## WORK REQUIRED:
Go through the data below and copy it exactly, skipping every picture.

## GIVEN MATERIAL:
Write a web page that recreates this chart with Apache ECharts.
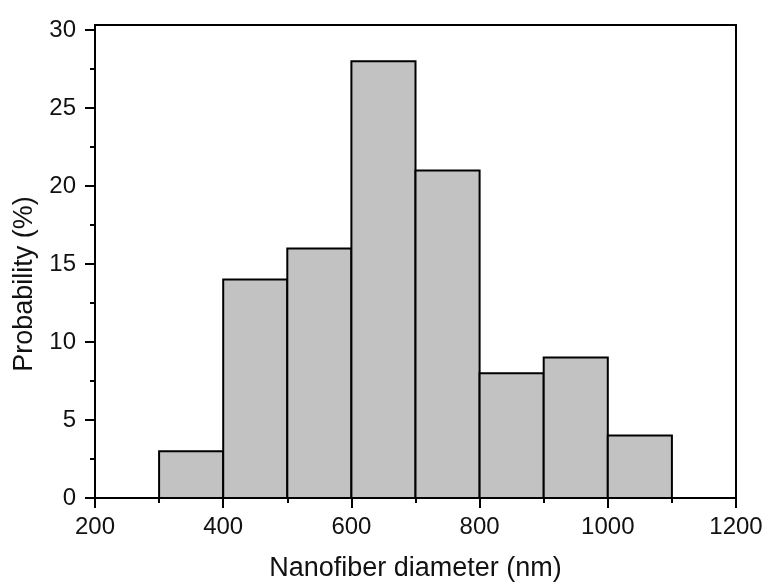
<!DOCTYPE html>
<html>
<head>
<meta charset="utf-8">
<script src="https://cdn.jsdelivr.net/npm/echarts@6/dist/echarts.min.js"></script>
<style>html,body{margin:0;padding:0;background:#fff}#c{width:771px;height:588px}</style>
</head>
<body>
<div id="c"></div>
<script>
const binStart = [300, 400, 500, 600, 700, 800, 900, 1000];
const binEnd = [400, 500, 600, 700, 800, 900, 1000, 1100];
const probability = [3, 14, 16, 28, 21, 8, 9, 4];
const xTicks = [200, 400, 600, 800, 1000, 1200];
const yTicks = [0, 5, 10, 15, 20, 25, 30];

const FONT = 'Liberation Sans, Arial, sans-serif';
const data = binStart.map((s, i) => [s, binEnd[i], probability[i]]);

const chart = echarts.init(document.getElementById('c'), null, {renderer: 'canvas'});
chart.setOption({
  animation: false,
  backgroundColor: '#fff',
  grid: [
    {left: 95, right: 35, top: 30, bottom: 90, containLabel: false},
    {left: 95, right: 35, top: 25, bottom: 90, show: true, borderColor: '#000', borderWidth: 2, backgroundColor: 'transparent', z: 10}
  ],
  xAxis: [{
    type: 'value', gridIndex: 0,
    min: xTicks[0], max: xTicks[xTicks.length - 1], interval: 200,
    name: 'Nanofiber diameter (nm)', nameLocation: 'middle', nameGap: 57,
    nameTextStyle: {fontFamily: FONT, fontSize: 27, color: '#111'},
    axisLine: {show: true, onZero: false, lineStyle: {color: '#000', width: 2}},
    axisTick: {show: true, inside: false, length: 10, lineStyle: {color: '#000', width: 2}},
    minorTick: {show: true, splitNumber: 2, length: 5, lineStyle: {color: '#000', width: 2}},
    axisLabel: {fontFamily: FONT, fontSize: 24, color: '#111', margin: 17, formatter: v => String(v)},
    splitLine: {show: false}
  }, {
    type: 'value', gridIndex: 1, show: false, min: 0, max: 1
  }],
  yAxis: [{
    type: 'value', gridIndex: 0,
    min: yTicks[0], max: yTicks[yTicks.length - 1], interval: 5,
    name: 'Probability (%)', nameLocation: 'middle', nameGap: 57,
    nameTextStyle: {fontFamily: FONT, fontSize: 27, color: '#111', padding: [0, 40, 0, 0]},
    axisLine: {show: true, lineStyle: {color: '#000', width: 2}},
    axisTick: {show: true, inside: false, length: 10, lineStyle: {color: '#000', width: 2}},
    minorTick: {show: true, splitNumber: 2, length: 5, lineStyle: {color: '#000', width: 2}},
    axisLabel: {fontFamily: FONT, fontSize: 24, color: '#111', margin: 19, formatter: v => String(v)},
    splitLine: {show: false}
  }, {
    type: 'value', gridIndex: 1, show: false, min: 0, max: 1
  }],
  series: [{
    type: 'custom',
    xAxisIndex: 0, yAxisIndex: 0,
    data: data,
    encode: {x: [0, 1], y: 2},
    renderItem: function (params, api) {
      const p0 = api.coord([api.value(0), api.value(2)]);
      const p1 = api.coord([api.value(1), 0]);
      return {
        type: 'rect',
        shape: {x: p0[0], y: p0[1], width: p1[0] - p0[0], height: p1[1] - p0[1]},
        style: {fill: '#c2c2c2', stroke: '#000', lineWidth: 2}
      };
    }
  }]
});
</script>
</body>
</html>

## FINISHED EXERCISE:
Write a web page that recreates this chart with Apache ECharts.
<!DOCTYPE html>
<html>
<head>
<meta charset="utf-8">
<script src="https://cdn.jsdelivr.net/npm/echarts@6/dist/echarts.min.js"></script>
<style>html,body{margin:0;padding:0;background:#fff}#c{width:771px;height:588px}</style>
</head>
<body>
<div id="c"></div>
<script>
const binStart = [300, 400, 500, 600, 700, 800, 900, 1000];
const binEnd = [400, 500, 600, 700, 800, 900, 1000, 1100];
const probability = [3, 14, 16, 28, 21, 8, 9, 4];
const xTicks = [200, 400, 600, 800, 1000, 1200];
const yTicks = [0, 5, 10, 15, 20, 25, 30];

const FONT = 'Liberation Sans, Arial, sans-serif';
const data = binStart.map((s, i) => [s, binEnd[i], probability[i]]);

const chart = echarts.init(document.getElementById('c'), null, {renderer: 'canvas'});
chart.setOption({
  animation: false,
  backgroundColor: '#fff',
  grid: [
    {left: 95, right: 35, top: 30, bottom: 90, containLabel: false},
    {left: 95, right: 35, top: 25, bottom: 90, show: true, borderColor: '#000', borderWidth: 2, backgroundColor: 'transparent', z: 10}
  ],
  xAxis: [{
    type: 'value', gridIndex: 0,
    min: xTicks[0], max: xTicks[xTicks.length - 1], interval: 200,
    name: 'Nanofiber diameter (nm)', nameLocation: 'middle', nameGap: 57,
    nameTextStyle: {fontFamily: FONT, fontSize: 27, color: '#111'},
    axisLine: {show: true, onZero: false, lineStyle: {color: '#000', width: 2}},
    axisTick: {show: true, inside: false, length: 10, lineStyle: {color: '#000', width: 2}},
    minorTick: {show: true, splitNumber: 2, length: 5, lineStyle: {color: '#000', width: 2}},
    axisLabel: {fontFamily: FONT, fontSize: 24, color: '#111', margin: 17, formatter: v => String(v)},
    splitLine: {show: false}
  }, {
    type: 'value', gridIndex: 1, show: false, min: 0, max: 1
  }],
  yAxis: [{
    type: 'value', gridIndex: 0,
    min: yTicks[0], max: yTicks[yTicks.length - 1], interval: 5,
    name: 'Probability (%)', nameLocation: 'middle', nameGap: 57,
    nameTextStyle: {fontFamily: FONT, fontSize: 27, color: '#111', padding: [0, 40, 0, 0]},
    axisLine: {show: true, lineStyle: {color: '#000', width: 2}},
    axisTick: {show: true, inside: false, length: 10, lineStyle: {color: '#000', width: 2}},
    minorTick: {show: true, splitNumber: 2, length: 5, lineStyle: {color: '#000', width: 2}},
    axisLabel: {fontFamily: FONT, fontSize: 24, color: '#111', margin: 19, formatter: v => String(v)},
    splitLine: {show: false}
  }, {
    type: 'value', gridIndex: 1, show: false, min: 0, max: 1
  }],
  series: [{
    type: 'custom',
    xAxisIndex: 0, yAxisIndex: 0,
    data: data,
    encode: {x: [0, 1], y: 2},
    renderItem: function (params, api) {
      const p0 = api.coord([api.value(0), api.value(2)]);
      const p1 = api.coord([api.value(1), 0]);
      return {
        type: 'rect',
        shape: {x: p0[0], y: p0[1], width: p1[0] - p0[0], height: p1[1] - p0[1]},
        style: {fill: '#c2c2c2', stroke: '#000', lineWidth: 2}
      };
    }
  }]
});
</script>
</body>
</html>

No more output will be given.